Large Language Model Assisted Multi-modal Joint Relocalization Method
-
Graphical Abstract
-
Abstract
A large language model-enhanced multimodal fusion localization method is proposed to address the challenge of mobile robot relocation failure caused by seasonal variations and scene structural changes. A laser-visual collaborative perception framework is constructed to eliminate the dependence of traditional relocation systems on environmental stability. A semantically-guided phased relocation mechanism is innovatively designed by embedding a multimodal large language model into the localization decision loop. During the coarse localization phase, DINOv2-based visual global descriptors are integrated with universal scene text semantic fingerprints (e.g., building features) parsed by the large language model to achieve cross-modal candidate pose retrieval. In the fine localization phase, a point cloud registration algorithm constrained by planar and linear features is employed to effectively suppress dynamic object interference.

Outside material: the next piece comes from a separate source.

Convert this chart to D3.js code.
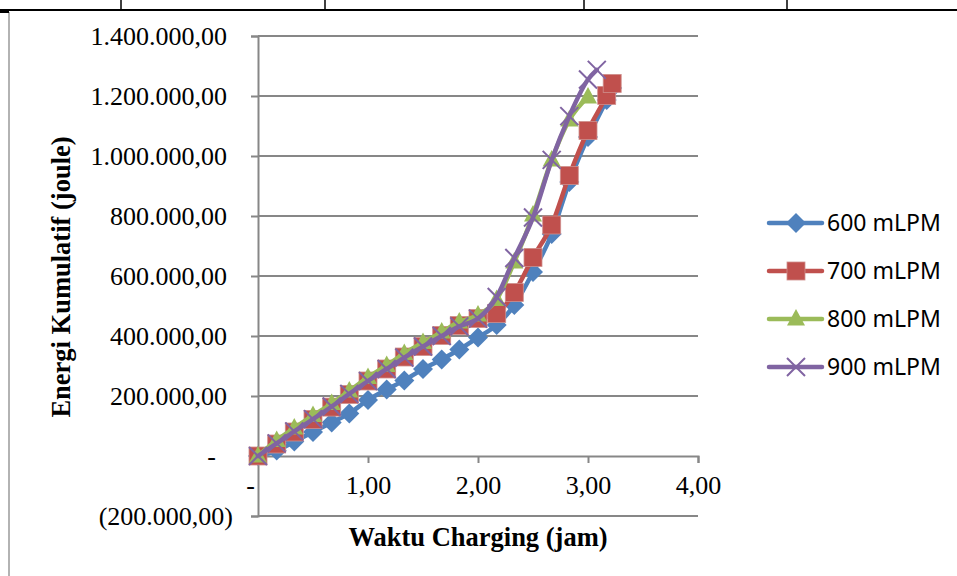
<!DOCTYPE html>
<html>
<head>
<meta charset="utf-8">
<script src="https://cdn.jsdelivr.net/npm/d3@7"></script>
<style>
html,body{margin:0;padding:0;background:#fff;}
svg{display:block;}
</style>
</head>
<body>
<svg id="chart" width="957" height="576"></svg>
<script>
// ---- data ----
const seriesNames = ["600 mLPM", "700 mLPM", "800 mLPM", "900 mLPM"];
const seriesColors = ["#4F81BD", "#C0504D", "#9BBB59", "#8064A2"];
const seriesMarkers = ["diamond", "square", "triangle", "x"];

const time600 = [0, 0.17, 0.33, 0.5, 0.67, 0.83, 1.0, 1.17, 1.33, 1.5, 1.67, 1.83, 2.0, 2.17, 2.33, 2.5, 2.67, 2.83, 3.0, 3.17, 3.22];
const energy600 = [0, 18000, 48000, 80000, 112000, 142000, 187000, 222000, 252000, 290000, 322000, 355000, 395000, 437000, 503000, 613000, 740000, 913000, 1063000, 1187000, 1227000];

const time700 = [0, 0.17, 0.33, 0.5, 0.67, 0.83, 1.0, 1.17, 1.33, 1.5, 1.67, 1.83, 2.0, 2.17, 2.33, 2.5, 2.67, 2.83, 3.0, 3.17, 3.22];
const energy700 = [0, 40000, 80000, 122000, 163000, 205000, 250000, 290000, 330000, 365000, 402000, 435000, 458000, 475000, 545000, 662000, 770000, 935000, 1085000, 1202000, 1242000];

const time800 = [0, 0.17, 0.33, 0.5, 0.67, 0.83, 1.0, 1.17, 1.33, 1.5, 1.67, 1.83, 2.0, 2.17, 2.33, 2.5, 2.67, 2.83, 3.0];
const energy800 = [0, 52000, 93000, 135000, 175000, 217000, 262000, 302000, 342000, 378000, 413000, 447000, 470000, 522000, 647000, 803000, 987000, 1120000, 1197000];

const time900 = [0, 0.17, 0.33, 0.5, 0.67, 0.83, 1.0, 1.17, 1.33, 1.5, 1.67, 1.83, 2.0, 2.17, 2.33, 2.5, 2.67, 2.83, 3.0, 3.08];
const energy900 = [0, 42000, 82000, 123000, 165000, 207000, 250000, 290000, 328000, 365000, 400000, 432000, 458000, 530000, 660000, 795000, 987000, 1133000, 1255000, 1287000];

const xTicks = [0, 1, 2, 3, 4];
const yTicks = [-200000, 0, 200000, 400000, 600000, 800000, 1000000, 1200000, 1400000];

const yTitle = "Energi Kumulatif (joule)";
const xTitle = "Waktu Charging (jam)";

// ---- build ----
const series = [
  {name: seriesNames[0], t: time600, v: energy600},
  {name: seriesNames[1], t: time700, v: energy700},
  {name: seriesNames[2], t: time800, v: energy800},
  {name: seriesNames[3], t: time900, v: energy900}
].map((s, i) => ({...s, color: seriesColors[i], marker: seriesMarkers[i],
  pts: s.t.map((t, j) => ({t, v: s.v[j]}))}));

const svg = d3.select("#chart");
const W = 957, H = 576;

// document table decoration at top + chart frame
svg.append("line").attr("x1", 0).attr("x2", W).attr("y1", 10).attr("y2", 10)
  .attr("stroke", "#000").attr("stroke-width", 2);
[121, 325, 584, 787].forEach(xx => {
  svg.append("line").attr("x1", xx).attr("x2", xx).attr("y1", 0).attr("y2", 10)
    .attr("stroke", "#000").attr("stroke-width", 1.5);
});
svg.append("line").attr("x1", 9).attr("x2", 9).attr("y1", 12).attr("y2", H)
  .attr("stroke", "#9a9a9a").attr("stroke-width", 1.5);
svg.append("line").attr("x1", 0).attr("x2", 9).attr("y1", 12).attr("y2", 12)
  .attr("stroke", "#000").attr("stroke-width", 2);

const x = d3.scaleLinear().domain([0, 4]).range([258, 698]);
const y = d3.scaleLinear().domain([-200000, 1400000]).range([516, 36]);

const loc = d3.formatLocale({decimal: ",", thousands: ".", grouping: [3], currency: ["", ""]});
const fnum = loc.format(",.2f");
const yFmt = v => v === 0 ? "-" : (v < 0 ? "(" + fnum(-v) + ")" : fnum(v));
const xFmt = v => v === 0 ? "-" : fnum(v);

const gridColor = "#878787";
const serif = "'Liberation Serif', 'Times New Roman', serif";

// gridlines
svg.append("g").selectAll("line").data(yTicks.filter(v => v !== 0)).join("line")
  .attr("x1", x(0)).attr("x2", x(4))
  .attr("y1", d => y(d)).attr("y2", d => y(d))
  .attr("stroke", gridColor).attr("stroke-width", 2);

// y axis
const yAxis = d3.axisLeft(y).tickValues(yTicks).tickFormat(yFmt).tickSize(7).tickPadding(24);
const gy = svg.append("g").attr("transform", `translate(${x(0)},0)`).call(yAxis);
gy.select(".domain").attr("stroke", gridColor).attr("stroke-width", 2);
gy.selectAll(".tick line").attr("stroke", gridColor).attr("stroke-width", 2);
gy.selectAll(".tick text")
  .attr("font-family", serif)
  .attr("font-size", 26).attr("fill", "#000")
  .attr("dx", d => d < 0 ? 6 : (d === 0 ? -11 : 0));

// x axis at y=0
const xAxis = d3.axisBottom(x).tickValues(xTicks).tickFormat(xFmt).tickSize(7).tickPadding(13);
const gx = svg.append("g").attr("transform", `translate(0,${y(0)})`).call(xAxis);
gx.select(".domain").attr("stroke", gridColor).attr("stroke-width", 2);
gx.selectAll(".tick line").attr("stroke", gridColor).attr("stroke-width", 2)
  .attr("display", d => d === 0 ? "none" : null);
gx.selectAll(".tick text")
  .attr("font-family", serif)
  .attr("font-size", 26).attr("fill", "#000")
  .attr("dx", d => d === 0 ? -8 : 0);

// titles
svg.append("text").attr("x", x(2)).attr("y", 546).attr("text-anchor", "middle")
  .attr("font-family", serif)
  .attr("font-weight", "bold").attr("font-size", 26.5).text(xTitle);
svg.append("text").attr("transform", "translate(70,277) rotate(-90)").attr("text-anchor", "middle")
  .attr("font-family", serif)
  .attr("font-weight", "bold").attr("font-size", 26.5).text(yTitle);

// marker drawing
function drawMarker(g, type, color) {
  if (type === "diamond") {
    g.append("path").attr("d", "M0,-10L10,0L0,10L-10,0Z").attr("fill", color);
  } else if (type === "square") {
    g.append("rect").attr("x", -9).attr("y", -9).attr("width", 18).attr("height", 18)
      .attr("fill", color).attr("stroke", "#cf8f8d").attr("stroke-width", 0.8);
  } else if (type === "triangle") {
    g.append("path").attr("d", "M0,-10L9,6.5L-9,6.5Z").attr("fill", color);
  } else if (type === "x") {
    g.append("path").attr("d", "M-9,-9L9,9M-9,9L9,-9").attr("stroke", color)
      .attr("stroke-width", 2).attr("fill", "none");
  }
}

const line = d3.line().x(d => x(d.t)).y(d => y(d.v)).curve(d3.curveMonotoneX);

series.forEach(s => {
  const g = svg.append("g");
  g.append("path").datum(s.pts).attr("d", line)
    .attr("fill", "none").attr("stroke", s.color).attr("stroke-width", 4.5)
    .attr("stroke-linejoin", "round").attr("stroke-linecap", "round");
  g.selectAll("g.m").data(s.pts).join("g").attr("class", "m")
    .attr("transform", d => `translate(${x(d.t)},${y(d.v)})`)
    .each(function() { drawMarker(d3.select(this), s.marker, s.color); });
});

// legend
const legY = [223, 271, 319, 367];
series.forEach((s, i) => {
  const g = svg.append("g").attr("transform", `translate(0,${legY[i]})`);
  g.append("line").attr("x1", 769).attr("x2", 822).attr("y1", 0).attr("y2", 0)
    .attr("stroke", s.color).attr("stroke-width", 4.5).attr("stroke-linecap", "round");
  const mg = g.append("g").attr("transform", "translate(796,0)");
  drawMarker(mg, s.marker, s.color);
  g.append("text").attr("x", 827).attr("y", 0).attr("dy", "0.35em")
    .attr("font-family", "'Noto Sans', 'Open Sans', sans-serif").attr("font-size", 23)
    .attr("fill", "#000").text(s.name);
});
</script>
</body>
</html>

Complex transformation scenarios commonly found in industrial parks are simulated, and a benchmark dataset containing seasonal variations and spatial dynamic transformations is constructed. Comparative experiments with traditional algorithms are conducted on both public datasets and self-recorded datasets. Experimental results demonstrate that the relocation accuracy of the system under normal illumination conditions remains above 84.5%, confirming the system's stability and robustness in complex and dynamic scenarios.
-
-